Un’altra persona che ha cambiato il mondo è la keniana Wangari Maathai, vincitrice del Nobel per la pace per la sua opera di ripristino ambientale e sviluppo comunitario.3

Da adolescente Wangari frequentò una scuola missionaria dove divenne un membro attivo dell’associazione Legione di Maria che organizzava progetti agricoli locali e il cui motto era: «Servire Dio servendo gli altri esseri umani». Poco più che ventenne vinse una borsa di studio all’università di Pittsburgh, negli Stati Uniti, dove incontrò degli attivisti che lottavano contro l’inquinamento atmosferico in città; lì vide che i loro sforzi ebbero un impatto notevole.

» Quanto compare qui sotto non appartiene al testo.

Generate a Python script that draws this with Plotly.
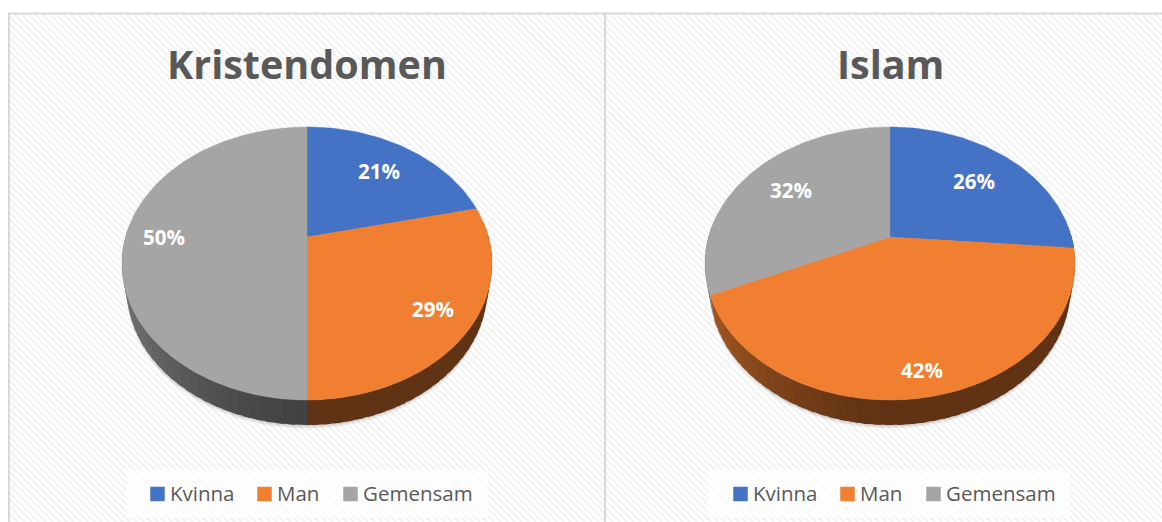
import math
import plotly.graph_objects as go

# ---- data ----
categories = ["Kvinna", "Man", "Gemensam"]
kristendomen_values = [21.4, 28.6, 50.0]
islam_values = [26.3, 42.0, 31.7]
pie_titles = ["Kristendomen", "Islam"]
label_texts_kristendomen = ["21%", "29%", "50%"]
label_texts_islam = ["26%", "42%", "32%"]

# ---- style ----
colors = {"Kvinna": (68, 114, 196), "Man": (240, 127, 49), "Gemensam": (165, 165, 165)}
TEXT = "#595959"
FONT = "Open Sans"
W, H = 1162, 522
CX = [307, 890]           # apex x of each pie
CY = 237                  # apex y
A, B, K = 181.5, 131.4, 0.194   # perspective projection of the tilted disc
DEPTH = 25
LOWER_SCALE = 0.975       # the lower rim is a little narrower than the upper one
LABEL_R = [[0.71, 0.80, 0.79], [0.69, 0.86, 0.70]]
LEGEND_DX = [0, 583]


def project(cx, theta, r=1.0, lower=False, dy=0.0):
    u, v = r * math.sin(theta), r * math.cos(theta)
    w = 1 + K * v
    x, y = A * u / w, CY - B * v / w + dy
    if lower:
        x *= LOWER_SCALE
        y += DEPTH
    return cx + x, y


def hexa(c, f=1.0):
    return "rgb(%d,%d,%d)" % tuple(round(x * f) for x in c)


fig = go.Figure()

# hatched background: clipped diagonal lines
PX0, PY0, PX1, PY1 = 10, 14, W, H
hx, hy = [], []
c = PY0 - PX1
while c < PY1 - PX0:
    x0 = max(PX0, PY0 - c)
    x1 = min(PX1, PY1 - c)
    if x1 > x0:
        hx += [x0, x1, None]
        hy += [x0 + c, x1 + c, None]
    c += 7
fig.add_trace(go.Scatter(x=hx, y=hy, mode="lines", line=dict(color="#f3f3f3", width=2.5),
                         hoverinfo="skip", showlegend=False))

# legend boxes
for x0, x1 in [(127, 488), (708, 1070)]:
    fig.add_trace(go.Scatter(x=[x0, x1, x1, x0, x0], y=[470, 470, 518, 518, 470], mode="lines",
                             fill="toself", fillcolor="rgba(255,255,255,0.75)", line=dict(width=0),
                             hoverinfo="skip", showlegend=False))

annotations = []
for p, (vals, labels) in enumerate([(kristendomen_values, label_texts_kristendomen),
                                    (islam_values, label_texts_islam)]):
    cx = CX[p]
    total = sum(vals)
    # soft shadow under the pie
    for s, op in [(4, 0.03), (3, 0.04), (2, 0.05), (1, 0.06)]:
        pts = [project(cx, 2 * math.pi * i / 180, 1.0, True, s) for i in range(181)]
        fig.add_trace(go.Scatter(x=[q[0] for q in pts], y=[q[1] for q in pts], mode="lines",
                                 fill="toself", fillcolor="rgba(0,0,0,%g)" % op, line=dict(width=0),
                                 hoverinfo="skip", showlegend=False))
    cum = 0
    spans = []
    for name, v in zip(categories, vals):
        spans.append((name, 2 * math.pi * cum / total, 2 * math.pi * (cum + v) / total, v))
        cum += v
    # side wall: overlapping quads, so no seams appear
    for name, t0, t1, v in spans:
        n = max(1, int((t1 - t0) / math.radians(3)))
        step = (t1 - t0) / n
        for i in range(n):
            a0 = t0 + step * i
            a1 = min(t0 + step * (i + 1.6), t1)
            mid = a0 + step / 2
            if math.cos(mid) > 0.1:
                continue
            u = math.sin(mid)
            f = 0.4 if u >= 0 else 0.4 + 0.32 * (-u) ** 1.5
            q0, q1 = project(cx, a0), project(cx, a1)
            q2, q3 = project(cx, a1, 1.0, True), project(cx, a0, 1.0, True)
            col = hexa(colors[name], f)
            fig.add_trace(go.Scatter(x=[q0[0], q1[0], q2[0], q3[0], q0[0]],
                                     y=[q0[1], q1[1], q2[1], q3[1], q0[1]],
                                     mode="lines", fill="toself", fillcolor=col,
                                     line=dict(width=0),
                                     hoverinfo="skip", showlegend=False))
    # top face
    for j, (name, t0, t1, v) in enumerate(spans):
        n = max(2, int((t1 - t0) / math.radians(1.5)))
        pts = [project(cx, t0 + (t1 - t0) * i / n) for i in range(n + 1)]
        xs = [cx] + [q[0] for q in pts] + [cx]
        ys = [CY] + [q[1] for q in pts] + [CY]
        col = hexa(colors[name])
        fig.add_trace(go.Scatter(x=xs, y=ys, mode="lines", fill="toself", fillcolor=col,
                                 line=dict(color=col, width=0.4), name=name,
                                 hovertemplate=name + ": " + labels[j] + "<extra></extra>",
                                 showlegend=False))
        lx, ly = project(cx, (t0 + t1) / 2, LABEL_R[p][j])
        annotations.append(dict(x=lx, y=ly, text="<b>%s</b>" % labels[j], showarrow=False,
                                font=dict(family=FONT, size=20.5, color="white")))
    annotations.append(dict(x=cx, y=64, text="<b>%s</b>" % pie_titles[p], showarrow=False,
                            font=dict(family=FONT, size=39.5, color=TEXT)))
    # legend
    dx = LEGEND_DX[p]
    for name, mx in zip(categories, [157.5, 264.5, 350.5]):
        fig.add_trace(go.Scatter(x=[mx + dx], y=[494], mode="markers",
                                 marker=dict(symbol="square", size=14.5, color=hexa(colors[name])),
                                 hoverinfo="skip", showlegend=False))
        annotations.append(dict(x=mx + dx + 10, y=493, text=name, showarrow=False, xanchor="left",
                                font=dict(family=FONT, size=20.5, color=TEXT)))

shapes = []
for x0, y0, x1, y1 in [(8, 13, 10, H), (8, 12.5, W, 14.5), (604, 13, 606, H)]:
    shapes.append(dict(type="rect", layer="above", x0=x0, x1=x1, y0=y0, y1=y1,
                       fillcolor="#d9d9d9", line=dict(width=0)))

fig.update_layout(
    width=W, height=H, margin=dict(l=0, r=0, t=0, b=0), autosize=False,
    paper_bgcolor="white", plot_bgcolor="white", showlegend=False,
    xaxis=dict(range=[0, W], visible=False, fixedrange=True),
    yaxis=dict(range=[H, 0], visible=False, fixedrange=True),
    annotations=annotations, shapes=shapes,
)
fig.write_html("out.html", config={"displayModeBar": False},
               post_script="document.body.style.margin='0';document.documentElement.style.overflow='hidden';")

Sono cresciuto a Pittsburgh in quell’epoca e posso testimoniare del notevole cambiamento nella qualità dell’aria.

Tornata in Kenya, Wangari fece grandi sforzi per migliorare le condizioni di vita delle donne. Diede inizio al Green Belt Movement, per aiutare le donne a diventare autosufficienti coltivando piante ottenute da semi locali. La bellezza del progetto è la sua semplicità. Nel suo libro Unbowed (Solo il vento mi piegherà) lei dice: «Come spiegavo ai forestali e alle donne, non c’è bisogno di un diploma per piantare un albero».

Il suo “Movimento Cintura Verde” prosperò grazie alla cooperazione internazionale con agenzie come la Società forestale norvegese. Nel corso degli anni i rappresentanti di oltre quindici paesi andarono a vedere e a imparare in che modo potevano implementare progetti simili per combattere la desertificazione, il disboscamento, la siccità e la fame.

Grazie a questi sforzi sono stati piantati milioni di alberi e sono sorte molte altre iniziative, come la Billion Tree Campaign dell’ONU.

Wangari Maathai è morta nel 2011, a 71 anni, ma la sua voce si fa sentire ancora oggi. Nel suo libro del 2010 Replenishing the Earth (Ripristinare la terra), che suona come un discorso d’addio, ci ispira all’azione: «Dobbiamo lavorare tutti sodo per fare la differenza nei nostri rioni, nelle nostre regioni e nei nostri paesi – anzi, nel mondo in generale. Ciò significa fare in modo di collaborare gli uni con gli altri e diventare migliori agenti di cambiamento».

Ma cos’ha a che fare il rimboschimento con noi? Ovviamente, per la maggior parte di noi è raro piantare alberi, ma c’è qualcosa di più. Si tratta di fare la nostra parte per rendere il mondo un posto migliore. Il primo passo può essere scoprire quali sono i nostri “alberi”, poi curarli mentre crescono.

Gesù avrebbe potuto dire qualcosa del genere: «Il regno dei cieli è come un uomo che pianta alberi in una terra brulla e se ne prende cura finché diventano una grande foresta che arricchisce la terra e porta molto frutto».

Se ti senti scoraggiato per come va il mondo, non arrenderti! A volte possiamo scoraggiarci davanti all’enormità del compito e pensare: Chi sono io? Cosa posso fare? Sembra che una persona da sola non possa fare niente per cambiare in meglio le cose, quindi a cosa serve provarci?

Persone come Jadav Payeng, Wangari Maathai – o l’immaginario Elzéard Bouffier – dimostrano che una persona da sola può cambiare il mondo. Forse non potrai cambiare tutto il mondo, ma puoi cambiare la tua parte di mondo, cominciando dal tuo cuore, dalla tua mente, dalla tua vita.

All’inizio potrebbe sembra solo un germoglio, solo una piantina insignificante: cos’è in confronto alla foresta di cui c’è bisogno? Be’, è l’inizio del miracolo di una nuova vita; prospererà e diventerà forte, un albero nuovo, una vita nuova e forse un giorno un mondo nuovo!